Bear in mind this is just a load; you still need actual instrumentation to measure things.
-drasnor
http://www.hardwareheaven.com/reviews.php?reviewid=907&pageid=4
I'm as interested in seeing how to build this thing than seeing any PSU results.
To build it, you really don't need much more than Ohm's Law and an understanding of series/parallel resistance... this site could probably be of some help: http://www.ifigure.com/engineer/electric/electric.htm
You ever tried to find a burned out bulb on an old string of christmas lights?
It would work, but probably be a bit of a PITA to deal with (not to mention that you're stuck with whatever resistance value the bulbs happen to have, rather than choosing from a wide variety of commercial resistors or winding your own).

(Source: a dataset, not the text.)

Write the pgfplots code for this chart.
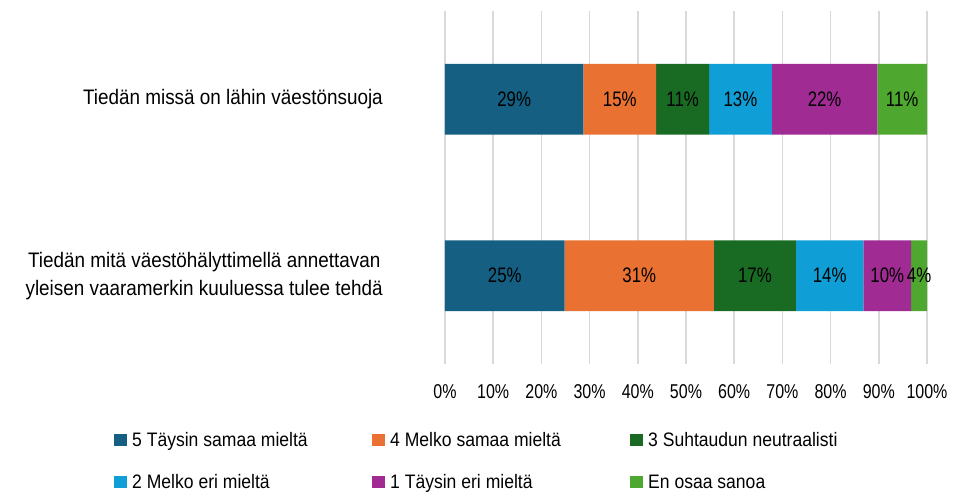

The resistor values are set up so that the number of amps that flow through each parallel branch increase by powers of 2. This allows you to use binary to count up the total number of amps in increments of 1A. Want 6A? Use the 4+2 branches. Want 15A? Use the 8+4+2+1 branches. The downside is this can get kind of annoying to do manually, so I designed the resistor branches not to exceed 4A, so 5A relays could be switched with a microcontroller.
Each individual branch will be made up of multiple 12 Ohm resistors, allowing lower power resistors to be used (cheaper, no need for a heatsink...a fan blowing over them would be a good idea, though. To make the 2A branch, 2 12 Ohm resistors will be in parallel. To make the 3A branch, 3 12 Ohm resistors will be in parallel. If someone is willing to make or point me to heatsinks that would work with the higher power/single resistors that would work as well.
The downside is that this may take up a lot of space once you need to test 6 12V rails and several 5V rails.
shwaip: your higher-order resistors are going to be rated for some obscene power. Heat sinks and active cooling are required because even though you may only be radiating 12-15W per resistor, your array is still radiating the full rating as heat and that heat needs to go somewhere.